Carbon-based nanostructures (such as graphene sheets or carbon nanotubes) are used in a multitude of applications, ranging from healthcare devices to solar panels. A method of increasing the range of applications for these carbon-based nanostructures is to functionalize them — where specific compounds are bonded to the nanostructure to give them certain electrical or chemical properties, or allow them to better attach to other compounds. The current technology describes methods of synthesizing a variety of functionalized carbon-based nanostructures.
While methods exist to attach functional groups to carbon nanostructures, the resulting bonds can often be very weak — unable to withstand high temperatures or harsh chemical environments. This is particularly so for functional groups added to the basal plane of the carbon nanostructure, where it is difficult to achieve covalent bonding. The current technology addresses this problem by proposing alternate compositions of functional groups that will form a stronger bond, as well as fabrication methods that will facilitate covalent bond formation.

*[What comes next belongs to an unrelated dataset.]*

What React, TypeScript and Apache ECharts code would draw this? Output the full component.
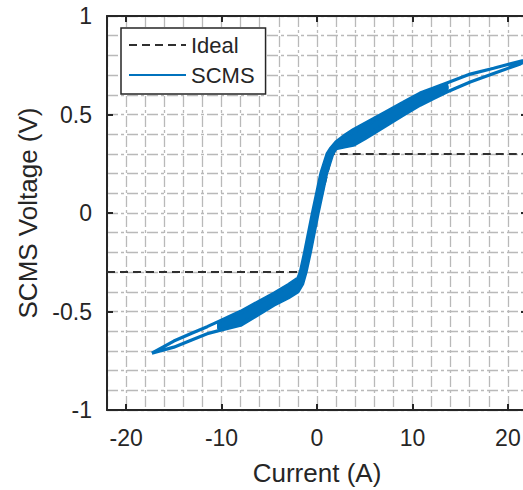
import { useEffect, useRef } from "react";
import * as echarts from "echarts";

// Ideal characteristic: clamped at ±0.3 V
const idealCurrent = [-22, -1.5, 1.6, 22];
const idealVoltage = [-0.3, -0.3, 0.3, 0.3];

// Measured SCMS traces, [current (A), voltage (V)] per point.
// Largest excursion cycle.
const outerCycle: [number, number][] = [
  [-17.3, -0.712], [-15, -0.681], [-13, -0.642], [-11.5, -0.613], [-10.3, -0.597],
  [-8, -0.57], [-6, -0.512], [-4.5, -0.468], [-3, -0.431], [-2, -0.4], [-1.5, -0.36],
  [-1.15, -0.3], [-0.7, -0.2], [0.12, 0], [1.0, 0.2], [1.65, 0.3], [2, 0.327],
  [3, 0.337], [3.8, 0.344], [5, 0.376], [7.3, 0.445], [9, 0.495], [10.8, 0.547],
  [12.2, 0.581], [13.6, 0.614], [16.05, 0.665], [18.5, 0.708], [21.3, 0.757],
  [22.3, 0.782],
  [21.3, 0.77], [18.5, 0.735], [16.05, 0.705], [13.6, 0.66], [12.2, 0.634],
  [10.8, 0.609], [9, 0.561], [7.3, 0.516], [5, 0.455], [3.8, 0.423], [3, 0.398],
  [2, 0.362], [1.45, 0.33], [1.05, 0.3], [0.4, 0.2], [-0.48, 0], [-1.3, -0.2],
  [-1.75, -0.3], [-2, -0.33], [-3, -0.363], [-4.5, -0.407], [-6, -0.446],
  [-8, -0.499], [-10.3, -0.55], [-11.5, -0.577], [-13, -0.608], [-15, -0.65],
  [-17.3, -0.712],
];

// Smaller cycles that overlap in the central band.
const cycleA: [number, number][] = [
  [-10.3, -0.589], [-8, -0.558], [-6, -0.501], [-4.5, -0.458], [-3, -0.419],
  [-2, -0.388], [-1.54, -0.35], [-1.25, -0.3], [-0.8, -0.2], [0.02, 0], [0.9, 0.2],
  [1.55, 0.3], [2, 0.333], [3, 0.347], [3.8, 0.357], [5, 0.389], [7.3, 0.457],
  [9, 0.506], [10.8, 0.558], [12.2, 0.59], [13.6, 0.622],
  [13.6, 0.652], [12.2, 0.625], [10.8, 0.598], [9, 0.55], [7.3, 0.504], [5, 0.442],
  [3.8, 0.41], [3, 0.388], [2, 0.356], [1.49, 0.325], [1.15, 0.3], [0.5, 0.2],
  [-0.38, 0], [-1.2, -0.2], [-1.65, -0.3], [-2, -0.342], [-3, -0.375],
  [-4.5, -0.417], [-6, -0.457], [-8, -0.511], [-10.3, -0.558], [-10.3, -0.589],
];

const cycleB: [number, number][] = [
  [-10.3, -0.581], [-8, -0.547], [-6, -0.49], [-4.5, -0.448], [-3, -0.409],
  [-2, -0.377], [-1.58, -0.34], [-1.35, -0.3], [-0.9, -0.2], [-0.08, 0], [0.8, 0.2],
  [1.45, 0.3], [2, 0.339], [3, 0.357], [3.8, 0.37], [5, 0.402], [7.3, 0.468],
  [9, 0.517], [10.8, 0.567], [12.2, 0.598], [13.6, 0.629],
  [13.6, 0.645], [12.2, 0.617], [10.8, 0.589], [9, 0.539], [7.3, 0.493], [5, 0.429],
  [3.8, 0.397], [3, 0.378], [2, 0.35], [1.53, 0.32], [1.25, 0.3], [0.6, 0.2],
  [-0.28, 0], [-1.1, -0.2], [-1.55, -0.3], [-2, -0.353], [-3, -0.385],
  [-4.5, -0.427], [-6, -0.468], [-8, -0.522], [-10.3, -0.566], [-10.3, -0.581],
];

const cycleC: [number, number][] = [
  [-10.3, -0.577], [-8, -0.54], [-6, -0.484], [-4.5, -0.442], [-3, -0.402],
  [-2, -0.371], [-1.6, -0.335], [-1.4, -0.3], [-0.95, -0.2], [-0.13, 0], [0.75, 0.2],
  [1.4, 0.3], [2, 0.342], [3, 0.363], [3.8, 0.377], [5, 0.409], [7.3, 0.475],
  [9, 0.523], [10.8, 0.573], [12.2, 0.603], [13.6, 0.633],
  [13.6, 0.641], [12.2, 0.612], [10.8, 0.583], [9, 0.533], [7.3, 0.486], [5, 0.422],
  [3.8, 0.39], [3, 0.372], [2, 0.347], [1.56, 0.317], [1.3, 0.3], [0.65, 0.2],
  [-0.23, 0], [-1.05, -0.2], [-1.5, -0.3], [-2, -0.359], [-3, -0.392],
  [-4.5, -0.433], [-6, -0.474], [-8, -0.529], [-10.3, -0.57], [-10.3, -0.577],
];

const scmsCycles = [outerCycle, cycleA, cycleB, cycleC];

const xTickValues = [-20, -10, 0, 10, 20];
const yTickValues = [-1, -0.5, 0, 0.5, 1];

const X_MIN = -22;
const X_MAX = 22;
const X_GRID_STEP = 2;
const Y_MIN = -1;
const Y_MAX = 1;
const Y_GRID_STEP = 0.1;

const FONT = '"Liberation Sans", Arial, Helvetica, sans-serif';
const INK = "#262626";
const BLUE = "#0072BD";
const GRID_LINE = { color: "#b9b9b9", width: 1.3, type: [11, 3, 3, 3] };

export default function App() {
  const ref = useRef<HTMLDivElement>(null);

  useEffect(() => {
    if (!ref.current) return;
    const chart = echarts.init(ref.current, undefined, { renderer: "svg" });

    const axisLine = { show: true, onZero: false, lineStyle: { color: INK, width: 2 } };
    const tickLabel = { fontFamily: FONT, fontSize: 23, color: INK };
    const majorTicks = (values: number[]) => ({
      show: true,
      inside: true,
      length: 6,
      customValues: values,
      lineStyle: { color: INK, width: 2 },
    });
    const hidden = { show: false };

    chart.setOption({
      animation: false,
      backgroundColor: "#ffffff",
      textStyle: { fontFamily: FONT },
      grid: {
        left: 107,
        top: 16,
        right: -4,
        bottom: 80,
        containLabel: false,
        outerBoundsMode: "none",
      },
      legend: {
        data: [
          { name: "Ideal", itemStyle: { opacity: 0 } },
          { name: "SCMS", itemStyle: { opacity: 0 } },
        ],
        orient: "vertical",
        left: 121,
        top: 28,
        padding: [6, 11, 8, 7],
        itemGap: 8,
        itemWidth: 57,
        itemHeight: 22,
        lineStyle: { width: 2 },
        backgroundColor: "#ffffff",
        borderColor: INK,
        borderWidth: 1.5,
        borderRadius: 0,
        selectedMode: false,
        textStyle: { fontFamily: FONT, fontSize: 22, color: INK },
      },
      xAxis: [
        {
          type: "value",
          min: X_MIN,
          max: X_MAX,
          interval: X_GRID_STEP,
          position: "bottom",
          axisLine,
          axisTick: majorTicks(xTickValues),
          axisLabel: { ...tickLabel, customValues: xTickValues, margin: 16 },
          splitLine: hidden,
          name: "Current (A)",
          nameLocation: "middle",
          nameGap: 50,
          nameTextStyle: { fontFamily: FONT, fontSize: 26, color: INK },
        },
        {
          type: "value",
          min: X_MIN,
          max: X_MAX,
          interval: X_GRID_STEP,
          position: "top",
          axisLine,
          axisTick: majorTicks(xTickValues),
          axisLabel: hidden,
          splitLine: hidden,
        },
        {
          // grid-only axis: a line every 2 A
          type: "value",
          min: X_MIN,
          max: X_MAX,
          interval: X_GRID_STEP,
          position: "bottom",
          axisLine: hidden,
          axisTick: hidden,
          axisLabel: hidden,
          splitLine: { show: true, lineStyle: GRID_LINE },
          z: 0,
        },
      ],
      yAxis: [
        {
          type: "value",
          min: Y_MIN,
          max: Y_MAX,
          interval: Y_GRID_STEP,
          position: "left",
          axisLine,
          axisTick: majorTicks(yTickValues),
          axisLabel: { ...tickLabel, customValues: yTickValues, margin: 15 },
          splitLine: hidden,
          name: "SCMS Voltage (V)",
          nameLocation: "middle",
          nameRotate: 90,
          nameGap: 66,
          nameTextStyle: { fontFamily: FONT, fontSize: 26, color: INK },
        },
        {
          type: "value",
          min: Y_MIN,
          max: Y_MAX,
          interval: Y_GRID_STEP,
          position: "right",
          axisLine,
          axisTick: majorTicks(yTickValues),
          axisLabel: hidden,
          splitLine: hidden,
        },
        {
          // grid-only axis: a line every 0.1 V
          type: "value",
          min: Y_MIN,
          max: Y_MAX,
          interval: Y_GRID_STEP,
          position: "left",
          axisLine: hidden,
          axisTick: hidden,
          axisLabel: hidden,
          splitLine: { show: true, lineStyle: GRID_LINE },
          z: 0,
        },
      ],
      series: [
        {
          name: "Ideal",
          type: "line",
          xAxisIndex: 0,
          yAxisIndex: 0,
          data: idealCurrent.map((c, i) => [c, idealVoltage[i]]),
          symbol: "none",
          lineStyle: { color: "#303030", width: 2, type: [8, 5] },
          itemStyle: { color: "#303030" },
          z: 2,
        },
        ...scmsCycles.map((cycle) => ({
          name: "SCMS",
          type: "line",
          xAxisIndex: 0,
          yAxisIndex: 0,
          data: cycle,
          symbol: "none",
          lineStyle: { color: BLUE, width: 3.2 },
          itemStyle: { color: BLUE },
          z: 3,
        })),
      ],
    });

    return () => chart.dispose();
  }, []);

  return (
    <div
      ref={ref}
      style={{ position: "absolute", left: 0, top: 0, width: 523, height: 490 }}
    />
  );
}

The current technology describes various compositions of functional groups that can be strongly attached to graphene or graphene oxide, as well as methods for synthesizing these compounds. Some examples of these compositions are an allylic functional group bonded to the carbon nanostructure through a carbon-carbon bond; or the fusion of a functional group into an aromatic ring. Methods of fabricating these compositions include mixing a vapour phase sample containing the functional group with graphene or graphene oxide, and the recommendation of a catalyst when the oxidation of carbon monoxide is required for functionalization.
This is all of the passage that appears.